▶ **Problem statement**:
List all lines of the data that include the string "this".

▶ **Supplied entries**:
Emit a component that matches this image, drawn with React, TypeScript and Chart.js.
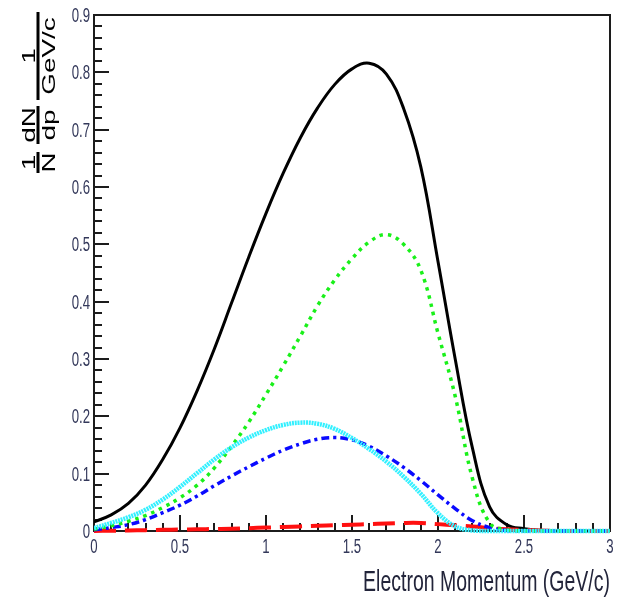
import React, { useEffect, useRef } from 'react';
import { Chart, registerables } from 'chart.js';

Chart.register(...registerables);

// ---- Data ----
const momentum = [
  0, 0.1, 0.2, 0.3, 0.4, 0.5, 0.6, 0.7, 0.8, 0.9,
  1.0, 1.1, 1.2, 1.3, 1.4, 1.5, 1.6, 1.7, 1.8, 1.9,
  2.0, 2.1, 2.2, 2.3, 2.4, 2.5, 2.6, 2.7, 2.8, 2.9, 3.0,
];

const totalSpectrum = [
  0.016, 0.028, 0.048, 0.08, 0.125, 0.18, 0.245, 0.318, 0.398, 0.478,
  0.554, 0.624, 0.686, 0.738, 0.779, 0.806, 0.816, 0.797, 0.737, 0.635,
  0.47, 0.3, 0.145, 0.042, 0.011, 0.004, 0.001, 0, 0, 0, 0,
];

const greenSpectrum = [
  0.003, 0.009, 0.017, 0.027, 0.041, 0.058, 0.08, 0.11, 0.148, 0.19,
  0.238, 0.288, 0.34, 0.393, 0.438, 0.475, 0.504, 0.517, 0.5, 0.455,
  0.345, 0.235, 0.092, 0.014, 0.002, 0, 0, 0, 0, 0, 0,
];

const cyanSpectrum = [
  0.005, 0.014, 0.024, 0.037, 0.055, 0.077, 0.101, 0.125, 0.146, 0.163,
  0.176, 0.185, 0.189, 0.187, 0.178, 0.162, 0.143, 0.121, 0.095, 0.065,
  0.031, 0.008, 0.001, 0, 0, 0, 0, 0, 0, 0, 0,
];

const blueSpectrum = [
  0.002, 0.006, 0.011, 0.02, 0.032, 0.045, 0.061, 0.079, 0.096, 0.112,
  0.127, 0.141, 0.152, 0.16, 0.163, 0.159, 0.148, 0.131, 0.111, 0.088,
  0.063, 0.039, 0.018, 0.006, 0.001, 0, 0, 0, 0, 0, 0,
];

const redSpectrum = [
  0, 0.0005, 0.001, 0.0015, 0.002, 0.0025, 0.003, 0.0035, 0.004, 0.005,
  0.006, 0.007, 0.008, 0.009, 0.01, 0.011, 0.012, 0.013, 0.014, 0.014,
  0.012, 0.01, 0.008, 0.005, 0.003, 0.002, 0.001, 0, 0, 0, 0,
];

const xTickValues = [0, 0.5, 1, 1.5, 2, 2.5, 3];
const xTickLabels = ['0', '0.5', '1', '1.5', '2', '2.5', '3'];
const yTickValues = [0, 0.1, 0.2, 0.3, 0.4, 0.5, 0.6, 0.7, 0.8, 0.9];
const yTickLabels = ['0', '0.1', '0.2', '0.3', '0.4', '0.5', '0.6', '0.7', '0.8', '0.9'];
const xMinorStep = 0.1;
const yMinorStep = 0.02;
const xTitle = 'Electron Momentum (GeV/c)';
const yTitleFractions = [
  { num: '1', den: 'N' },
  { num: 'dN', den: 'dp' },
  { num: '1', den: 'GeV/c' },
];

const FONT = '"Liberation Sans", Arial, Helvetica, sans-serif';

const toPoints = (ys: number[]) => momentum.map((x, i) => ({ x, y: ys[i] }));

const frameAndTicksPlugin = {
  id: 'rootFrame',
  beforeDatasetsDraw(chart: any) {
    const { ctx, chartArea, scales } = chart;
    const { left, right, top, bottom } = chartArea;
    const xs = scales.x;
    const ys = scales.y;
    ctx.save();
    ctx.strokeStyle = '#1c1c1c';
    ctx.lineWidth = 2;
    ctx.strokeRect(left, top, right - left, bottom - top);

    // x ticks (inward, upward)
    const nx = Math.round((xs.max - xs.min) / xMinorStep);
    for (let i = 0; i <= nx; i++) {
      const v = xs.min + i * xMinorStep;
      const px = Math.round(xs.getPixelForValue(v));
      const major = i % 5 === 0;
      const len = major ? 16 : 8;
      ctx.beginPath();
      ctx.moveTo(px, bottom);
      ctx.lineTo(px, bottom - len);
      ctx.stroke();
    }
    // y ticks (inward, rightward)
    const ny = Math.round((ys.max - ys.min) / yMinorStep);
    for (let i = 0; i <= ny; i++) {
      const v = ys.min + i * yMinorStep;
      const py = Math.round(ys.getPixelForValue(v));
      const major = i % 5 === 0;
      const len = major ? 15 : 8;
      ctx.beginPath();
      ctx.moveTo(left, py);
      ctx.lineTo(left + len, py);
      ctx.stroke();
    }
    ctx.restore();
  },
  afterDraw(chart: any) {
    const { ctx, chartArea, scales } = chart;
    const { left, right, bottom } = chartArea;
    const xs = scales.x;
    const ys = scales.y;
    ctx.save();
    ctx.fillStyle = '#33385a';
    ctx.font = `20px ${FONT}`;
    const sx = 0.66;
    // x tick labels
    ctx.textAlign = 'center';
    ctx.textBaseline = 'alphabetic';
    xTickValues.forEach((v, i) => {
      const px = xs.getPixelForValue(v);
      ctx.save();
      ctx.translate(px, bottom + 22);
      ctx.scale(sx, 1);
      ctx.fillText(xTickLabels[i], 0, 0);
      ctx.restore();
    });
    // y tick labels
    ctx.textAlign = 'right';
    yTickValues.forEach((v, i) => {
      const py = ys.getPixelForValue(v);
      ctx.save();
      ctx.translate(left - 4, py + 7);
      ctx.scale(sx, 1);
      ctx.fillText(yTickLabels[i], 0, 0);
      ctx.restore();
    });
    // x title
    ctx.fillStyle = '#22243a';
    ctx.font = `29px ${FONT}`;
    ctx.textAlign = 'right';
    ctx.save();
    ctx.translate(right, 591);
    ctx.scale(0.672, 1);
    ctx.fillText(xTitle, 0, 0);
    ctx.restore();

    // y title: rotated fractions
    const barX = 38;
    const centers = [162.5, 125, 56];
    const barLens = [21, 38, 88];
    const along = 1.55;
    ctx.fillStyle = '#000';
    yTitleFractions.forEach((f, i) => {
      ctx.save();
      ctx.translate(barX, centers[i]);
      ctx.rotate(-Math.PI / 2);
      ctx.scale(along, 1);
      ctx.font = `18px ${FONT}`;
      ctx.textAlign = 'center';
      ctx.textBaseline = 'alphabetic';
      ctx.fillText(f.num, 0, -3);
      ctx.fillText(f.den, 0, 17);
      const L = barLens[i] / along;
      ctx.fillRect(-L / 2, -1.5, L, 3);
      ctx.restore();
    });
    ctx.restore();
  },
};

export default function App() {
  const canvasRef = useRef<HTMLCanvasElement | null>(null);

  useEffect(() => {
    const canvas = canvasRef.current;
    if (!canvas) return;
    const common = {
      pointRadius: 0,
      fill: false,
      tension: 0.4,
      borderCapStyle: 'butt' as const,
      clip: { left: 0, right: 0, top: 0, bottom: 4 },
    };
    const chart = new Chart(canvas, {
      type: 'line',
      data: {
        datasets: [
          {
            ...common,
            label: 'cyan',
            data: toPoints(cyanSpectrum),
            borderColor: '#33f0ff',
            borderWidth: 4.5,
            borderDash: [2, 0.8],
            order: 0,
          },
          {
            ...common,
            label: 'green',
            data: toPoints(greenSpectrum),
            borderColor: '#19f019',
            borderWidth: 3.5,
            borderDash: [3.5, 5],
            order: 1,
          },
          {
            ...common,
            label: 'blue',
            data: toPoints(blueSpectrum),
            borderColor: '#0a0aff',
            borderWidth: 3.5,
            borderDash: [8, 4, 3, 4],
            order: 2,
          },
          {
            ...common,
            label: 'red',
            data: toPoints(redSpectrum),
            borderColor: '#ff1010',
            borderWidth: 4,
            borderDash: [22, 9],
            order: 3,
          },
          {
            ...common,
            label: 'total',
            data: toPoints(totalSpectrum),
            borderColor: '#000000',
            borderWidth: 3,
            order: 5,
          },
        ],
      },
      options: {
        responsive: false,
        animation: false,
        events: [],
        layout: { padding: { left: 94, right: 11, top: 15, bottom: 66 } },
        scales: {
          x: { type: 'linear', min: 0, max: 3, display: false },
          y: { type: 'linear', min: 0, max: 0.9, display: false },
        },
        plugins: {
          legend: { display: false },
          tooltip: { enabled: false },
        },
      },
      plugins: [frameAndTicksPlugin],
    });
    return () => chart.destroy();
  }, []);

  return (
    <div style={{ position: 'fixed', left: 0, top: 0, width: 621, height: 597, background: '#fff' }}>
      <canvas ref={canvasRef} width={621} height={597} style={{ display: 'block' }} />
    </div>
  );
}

---

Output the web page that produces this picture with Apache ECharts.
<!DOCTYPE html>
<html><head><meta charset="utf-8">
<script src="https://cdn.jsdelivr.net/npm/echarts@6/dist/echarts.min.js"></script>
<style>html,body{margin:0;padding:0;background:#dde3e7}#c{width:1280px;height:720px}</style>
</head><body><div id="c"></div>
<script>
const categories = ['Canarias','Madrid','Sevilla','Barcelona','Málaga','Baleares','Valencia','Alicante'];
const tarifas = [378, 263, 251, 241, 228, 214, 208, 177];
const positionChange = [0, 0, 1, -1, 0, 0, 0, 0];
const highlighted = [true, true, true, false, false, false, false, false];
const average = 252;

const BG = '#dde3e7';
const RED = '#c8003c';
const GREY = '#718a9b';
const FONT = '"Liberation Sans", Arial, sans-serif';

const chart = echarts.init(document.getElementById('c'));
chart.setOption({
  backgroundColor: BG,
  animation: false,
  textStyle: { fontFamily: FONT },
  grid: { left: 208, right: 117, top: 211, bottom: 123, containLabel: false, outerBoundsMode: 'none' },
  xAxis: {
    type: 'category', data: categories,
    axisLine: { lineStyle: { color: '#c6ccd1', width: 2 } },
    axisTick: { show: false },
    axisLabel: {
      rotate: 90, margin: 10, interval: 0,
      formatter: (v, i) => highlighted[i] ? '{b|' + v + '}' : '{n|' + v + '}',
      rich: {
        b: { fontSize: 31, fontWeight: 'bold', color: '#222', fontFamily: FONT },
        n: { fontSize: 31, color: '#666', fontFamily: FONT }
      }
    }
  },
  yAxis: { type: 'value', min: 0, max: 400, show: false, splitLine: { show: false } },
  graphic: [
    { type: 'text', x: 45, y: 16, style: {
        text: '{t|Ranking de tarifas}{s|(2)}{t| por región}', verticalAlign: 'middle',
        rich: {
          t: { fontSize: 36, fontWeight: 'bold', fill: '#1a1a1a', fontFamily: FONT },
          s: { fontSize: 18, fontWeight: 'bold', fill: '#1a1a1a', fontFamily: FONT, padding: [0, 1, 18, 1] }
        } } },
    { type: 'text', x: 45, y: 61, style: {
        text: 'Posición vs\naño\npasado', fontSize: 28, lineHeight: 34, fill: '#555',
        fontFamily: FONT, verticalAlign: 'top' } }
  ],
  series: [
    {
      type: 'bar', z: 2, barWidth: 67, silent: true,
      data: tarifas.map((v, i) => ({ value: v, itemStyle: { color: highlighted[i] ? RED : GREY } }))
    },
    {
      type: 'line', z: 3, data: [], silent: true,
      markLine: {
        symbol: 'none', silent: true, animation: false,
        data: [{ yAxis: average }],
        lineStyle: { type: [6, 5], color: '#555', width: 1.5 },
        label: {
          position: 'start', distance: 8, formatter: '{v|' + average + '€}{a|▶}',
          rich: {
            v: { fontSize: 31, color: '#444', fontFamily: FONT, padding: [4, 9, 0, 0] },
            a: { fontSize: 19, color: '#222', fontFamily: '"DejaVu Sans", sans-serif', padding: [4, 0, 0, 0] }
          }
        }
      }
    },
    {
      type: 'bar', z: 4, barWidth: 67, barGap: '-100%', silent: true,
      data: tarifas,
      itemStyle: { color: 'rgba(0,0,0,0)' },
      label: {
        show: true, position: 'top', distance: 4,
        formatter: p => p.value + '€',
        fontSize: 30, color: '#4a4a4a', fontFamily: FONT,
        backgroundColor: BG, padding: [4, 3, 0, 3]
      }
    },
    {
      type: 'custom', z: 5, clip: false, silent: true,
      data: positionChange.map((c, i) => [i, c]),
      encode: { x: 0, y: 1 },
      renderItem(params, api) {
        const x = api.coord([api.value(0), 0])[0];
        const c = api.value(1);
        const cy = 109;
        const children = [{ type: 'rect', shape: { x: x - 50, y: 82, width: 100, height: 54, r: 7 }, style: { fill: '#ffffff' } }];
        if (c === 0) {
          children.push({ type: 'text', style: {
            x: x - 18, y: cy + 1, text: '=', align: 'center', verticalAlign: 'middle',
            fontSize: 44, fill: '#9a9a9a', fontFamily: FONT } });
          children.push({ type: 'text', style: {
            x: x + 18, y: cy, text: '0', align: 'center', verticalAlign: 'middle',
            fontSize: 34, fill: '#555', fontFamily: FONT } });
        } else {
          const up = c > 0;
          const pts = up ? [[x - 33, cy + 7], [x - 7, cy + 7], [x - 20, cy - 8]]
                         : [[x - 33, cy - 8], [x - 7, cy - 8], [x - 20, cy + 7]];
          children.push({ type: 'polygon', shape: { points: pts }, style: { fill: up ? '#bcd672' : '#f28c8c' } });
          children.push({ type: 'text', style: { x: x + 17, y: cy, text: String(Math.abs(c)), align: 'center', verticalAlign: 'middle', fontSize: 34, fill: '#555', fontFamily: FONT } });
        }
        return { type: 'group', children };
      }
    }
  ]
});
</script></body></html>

---

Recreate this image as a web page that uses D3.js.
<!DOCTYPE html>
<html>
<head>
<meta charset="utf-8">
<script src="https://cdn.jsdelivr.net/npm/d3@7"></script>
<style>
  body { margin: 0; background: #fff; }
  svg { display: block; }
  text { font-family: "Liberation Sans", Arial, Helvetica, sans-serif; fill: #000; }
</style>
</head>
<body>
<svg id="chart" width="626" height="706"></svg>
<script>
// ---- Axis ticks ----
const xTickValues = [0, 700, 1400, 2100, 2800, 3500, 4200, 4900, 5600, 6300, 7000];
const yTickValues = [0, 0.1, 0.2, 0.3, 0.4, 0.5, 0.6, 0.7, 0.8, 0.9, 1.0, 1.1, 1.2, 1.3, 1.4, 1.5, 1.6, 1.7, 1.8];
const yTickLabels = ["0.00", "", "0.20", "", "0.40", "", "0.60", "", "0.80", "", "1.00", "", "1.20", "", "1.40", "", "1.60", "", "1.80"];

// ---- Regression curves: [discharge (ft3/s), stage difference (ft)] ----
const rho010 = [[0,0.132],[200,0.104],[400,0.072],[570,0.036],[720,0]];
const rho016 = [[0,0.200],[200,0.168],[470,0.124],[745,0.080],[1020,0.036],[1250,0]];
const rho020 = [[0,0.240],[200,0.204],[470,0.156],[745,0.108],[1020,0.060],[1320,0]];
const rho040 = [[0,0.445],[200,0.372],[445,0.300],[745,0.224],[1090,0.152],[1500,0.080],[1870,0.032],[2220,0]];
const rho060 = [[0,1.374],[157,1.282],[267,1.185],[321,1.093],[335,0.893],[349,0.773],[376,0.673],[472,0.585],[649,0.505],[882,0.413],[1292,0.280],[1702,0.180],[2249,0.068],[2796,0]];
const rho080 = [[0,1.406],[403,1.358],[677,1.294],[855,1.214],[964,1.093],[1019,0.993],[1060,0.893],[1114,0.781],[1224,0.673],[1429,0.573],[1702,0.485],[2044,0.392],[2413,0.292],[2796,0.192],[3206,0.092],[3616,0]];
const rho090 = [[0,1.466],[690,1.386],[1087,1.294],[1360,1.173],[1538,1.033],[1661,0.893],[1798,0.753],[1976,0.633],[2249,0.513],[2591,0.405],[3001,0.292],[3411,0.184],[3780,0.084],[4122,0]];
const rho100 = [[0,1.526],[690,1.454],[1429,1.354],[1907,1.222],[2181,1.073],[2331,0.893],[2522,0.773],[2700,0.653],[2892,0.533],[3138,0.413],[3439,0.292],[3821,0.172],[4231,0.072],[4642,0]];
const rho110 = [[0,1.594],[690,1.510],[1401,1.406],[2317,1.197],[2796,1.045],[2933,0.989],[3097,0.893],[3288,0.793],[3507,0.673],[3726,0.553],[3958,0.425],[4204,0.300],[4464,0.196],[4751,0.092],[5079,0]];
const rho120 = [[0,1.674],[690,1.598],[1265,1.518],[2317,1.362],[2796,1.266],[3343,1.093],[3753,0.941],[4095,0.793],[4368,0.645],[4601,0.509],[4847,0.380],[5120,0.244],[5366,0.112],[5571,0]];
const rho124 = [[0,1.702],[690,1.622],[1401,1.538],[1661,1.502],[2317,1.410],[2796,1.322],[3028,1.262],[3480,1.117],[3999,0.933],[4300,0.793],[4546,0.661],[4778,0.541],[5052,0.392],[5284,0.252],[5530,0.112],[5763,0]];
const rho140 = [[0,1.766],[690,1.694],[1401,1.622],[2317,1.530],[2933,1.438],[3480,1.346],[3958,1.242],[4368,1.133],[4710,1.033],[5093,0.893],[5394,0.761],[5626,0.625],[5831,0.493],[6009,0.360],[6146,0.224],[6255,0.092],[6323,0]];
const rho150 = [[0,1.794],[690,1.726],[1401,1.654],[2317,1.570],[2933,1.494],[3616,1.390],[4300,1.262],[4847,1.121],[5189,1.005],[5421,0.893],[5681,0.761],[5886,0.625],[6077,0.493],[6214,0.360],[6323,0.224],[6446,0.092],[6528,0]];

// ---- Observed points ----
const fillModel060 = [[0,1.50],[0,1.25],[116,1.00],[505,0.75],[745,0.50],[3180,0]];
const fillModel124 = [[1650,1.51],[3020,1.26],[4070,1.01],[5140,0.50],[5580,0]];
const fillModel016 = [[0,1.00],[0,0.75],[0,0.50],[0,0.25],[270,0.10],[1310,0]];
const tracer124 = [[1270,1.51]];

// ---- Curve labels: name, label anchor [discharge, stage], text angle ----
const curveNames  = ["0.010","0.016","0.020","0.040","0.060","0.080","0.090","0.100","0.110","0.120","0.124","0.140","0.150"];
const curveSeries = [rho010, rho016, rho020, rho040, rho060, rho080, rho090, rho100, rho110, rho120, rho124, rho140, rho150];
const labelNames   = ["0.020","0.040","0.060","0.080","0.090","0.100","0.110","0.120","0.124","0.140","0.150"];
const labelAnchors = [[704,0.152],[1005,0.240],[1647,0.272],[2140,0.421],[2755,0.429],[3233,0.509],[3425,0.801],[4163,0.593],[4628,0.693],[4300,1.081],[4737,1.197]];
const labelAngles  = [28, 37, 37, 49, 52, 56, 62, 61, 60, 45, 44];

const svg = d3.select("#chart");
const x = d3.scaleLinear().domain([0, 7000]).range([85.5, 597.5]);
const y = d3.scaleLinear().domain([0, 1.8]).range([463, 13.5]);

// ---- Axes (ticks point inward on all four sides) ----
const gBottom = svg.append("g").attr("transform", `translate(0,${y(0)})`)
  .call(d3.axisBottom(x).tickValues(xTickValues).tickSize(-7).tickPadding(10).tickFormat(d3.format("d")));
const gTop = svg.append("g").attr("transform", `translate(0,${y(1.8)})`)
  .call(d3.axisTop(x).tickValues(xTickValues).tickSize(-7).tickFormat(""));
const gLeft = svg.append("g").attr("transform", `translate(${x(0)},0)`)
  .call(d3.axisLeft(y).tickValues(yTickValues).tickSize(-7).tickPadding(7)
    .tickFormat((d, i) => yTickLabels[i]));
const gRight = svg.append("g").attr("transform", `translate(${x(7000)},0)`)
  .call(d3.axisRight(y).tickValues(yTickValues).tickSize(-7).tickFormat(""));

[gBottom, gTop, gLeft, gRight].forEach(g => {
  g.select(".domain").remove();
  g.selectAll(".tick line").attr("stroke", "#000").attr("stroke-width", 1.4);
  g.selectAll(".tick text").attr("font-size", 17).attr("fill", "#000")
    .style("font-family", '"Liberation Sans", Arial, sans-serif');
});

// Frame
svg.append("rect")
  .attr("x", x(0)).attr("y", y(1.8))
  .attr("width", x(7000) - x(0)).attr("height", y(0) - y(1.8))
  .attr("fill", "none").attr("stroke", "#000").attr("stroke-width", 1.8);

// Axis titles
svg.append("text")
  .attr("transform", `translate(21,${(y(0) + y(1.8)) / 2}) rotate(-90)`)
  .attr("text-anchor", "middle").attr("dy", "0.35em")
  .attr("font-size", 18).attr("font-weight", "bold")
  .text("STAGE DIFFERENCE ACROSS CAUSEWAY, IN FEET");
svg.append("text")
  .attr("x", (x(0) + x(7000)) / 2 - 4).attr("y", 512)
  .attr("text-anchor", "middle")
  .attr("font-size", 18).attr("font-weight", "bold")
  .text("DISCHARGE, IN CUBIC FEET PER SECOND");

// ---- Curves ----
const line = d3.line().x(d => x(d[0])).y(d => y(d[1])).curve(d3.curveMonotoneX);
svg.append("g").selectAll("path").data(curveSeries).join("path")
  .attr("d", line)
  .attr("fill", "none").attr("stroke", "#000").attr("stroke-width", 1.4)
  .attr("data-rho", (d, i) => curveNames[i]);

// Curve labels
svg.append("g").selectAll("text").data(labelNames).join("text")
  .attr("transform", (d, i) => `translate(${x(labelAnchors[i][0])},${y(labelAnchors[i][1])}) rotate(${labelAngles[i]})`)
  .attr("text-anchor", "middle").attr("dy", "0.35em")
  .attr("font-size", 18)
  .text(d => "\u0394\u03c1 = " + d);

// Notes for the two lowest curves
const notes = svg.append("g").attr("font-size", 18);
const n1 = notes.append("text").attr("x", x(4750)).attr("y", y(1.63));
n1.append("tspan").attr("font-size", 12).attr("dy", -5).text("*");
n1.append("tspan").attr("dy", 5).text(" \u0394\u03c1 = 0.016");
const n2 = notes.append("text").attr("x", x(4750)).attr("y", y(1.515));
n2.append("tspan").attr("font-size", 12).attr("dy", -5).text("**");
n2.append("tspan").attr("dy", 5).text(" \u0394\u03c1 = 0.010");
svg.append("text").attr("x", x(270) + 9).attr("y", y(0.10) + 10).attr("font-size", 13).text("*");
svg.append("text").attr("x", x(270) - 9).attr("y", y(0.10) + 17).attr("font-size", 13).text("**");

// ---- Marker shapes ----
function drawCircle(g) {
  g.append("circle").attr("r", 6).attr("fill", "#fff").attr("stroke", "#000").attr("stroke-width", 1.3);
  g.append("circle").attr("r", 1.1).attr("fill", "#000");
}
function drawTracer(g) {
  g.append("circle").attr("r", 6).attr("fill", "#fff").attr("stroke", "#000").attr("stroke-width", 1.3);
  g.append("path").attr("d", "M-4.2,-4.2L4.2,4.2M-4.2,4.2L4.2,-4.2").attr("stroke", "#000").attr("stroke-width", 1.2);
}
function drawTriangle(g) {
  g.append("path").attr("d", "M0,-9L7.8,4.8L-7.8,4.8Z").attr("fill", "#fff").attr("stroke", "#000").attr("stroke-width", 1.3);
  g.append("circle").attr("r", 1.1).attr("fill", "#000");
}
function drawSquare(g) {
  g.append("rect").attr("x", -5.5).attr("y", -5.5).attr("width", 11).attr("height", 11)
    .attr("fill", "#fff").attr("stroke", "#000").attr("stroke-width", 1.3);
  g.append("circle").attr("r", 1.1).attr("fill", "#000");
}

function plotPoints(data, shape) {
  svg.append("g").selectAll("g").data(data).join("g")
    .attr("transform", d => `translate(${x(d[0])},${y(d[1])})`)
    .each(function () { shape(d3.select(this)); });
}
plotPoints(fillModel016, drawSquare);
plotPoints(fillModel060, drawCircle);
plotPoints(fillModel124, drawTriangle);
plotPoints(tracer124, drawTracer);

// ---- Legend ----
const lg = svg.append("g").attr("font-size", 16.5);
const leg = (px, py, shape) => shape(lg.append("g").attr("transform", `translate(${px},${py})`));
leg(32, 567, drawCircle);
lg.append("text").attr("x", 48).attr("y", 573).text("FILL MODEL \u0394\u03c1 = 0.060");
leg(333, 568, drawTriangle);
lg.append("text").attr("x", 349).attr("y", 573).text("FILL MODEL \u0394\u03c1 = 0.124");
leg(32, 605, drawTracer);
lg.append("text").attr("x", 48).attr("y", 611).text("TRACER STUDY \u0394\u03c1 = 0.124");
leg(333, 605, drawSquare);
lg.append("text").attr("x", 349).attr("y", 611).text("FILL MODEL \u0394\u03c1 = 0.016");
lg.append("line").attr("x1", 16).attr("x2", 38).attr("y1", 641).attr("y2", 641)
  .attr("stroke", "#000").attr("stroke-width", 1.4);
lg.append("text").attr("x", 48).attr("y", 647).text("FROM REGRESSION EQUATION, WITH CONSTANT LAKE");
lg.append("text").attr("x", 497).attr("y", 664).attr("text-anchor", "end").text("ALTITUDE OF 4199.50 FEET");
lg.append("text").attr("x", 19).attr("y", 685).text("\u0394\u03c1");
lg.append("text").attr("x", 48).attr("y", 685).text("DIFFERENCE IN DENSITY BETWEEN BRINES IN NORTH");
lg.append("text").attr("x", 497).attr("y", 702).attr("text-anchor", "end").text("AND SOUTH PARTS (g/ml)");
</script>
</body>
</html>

▶ **Written solution**:
Emit a component that matches this image, drawn with React, TypeScript and Chart.js.
Output the web page that produces this picture with Apache ECharts.
Recreate this image as a web page that uses D3.js.
    .each(function () { shape(d3.select(this)); });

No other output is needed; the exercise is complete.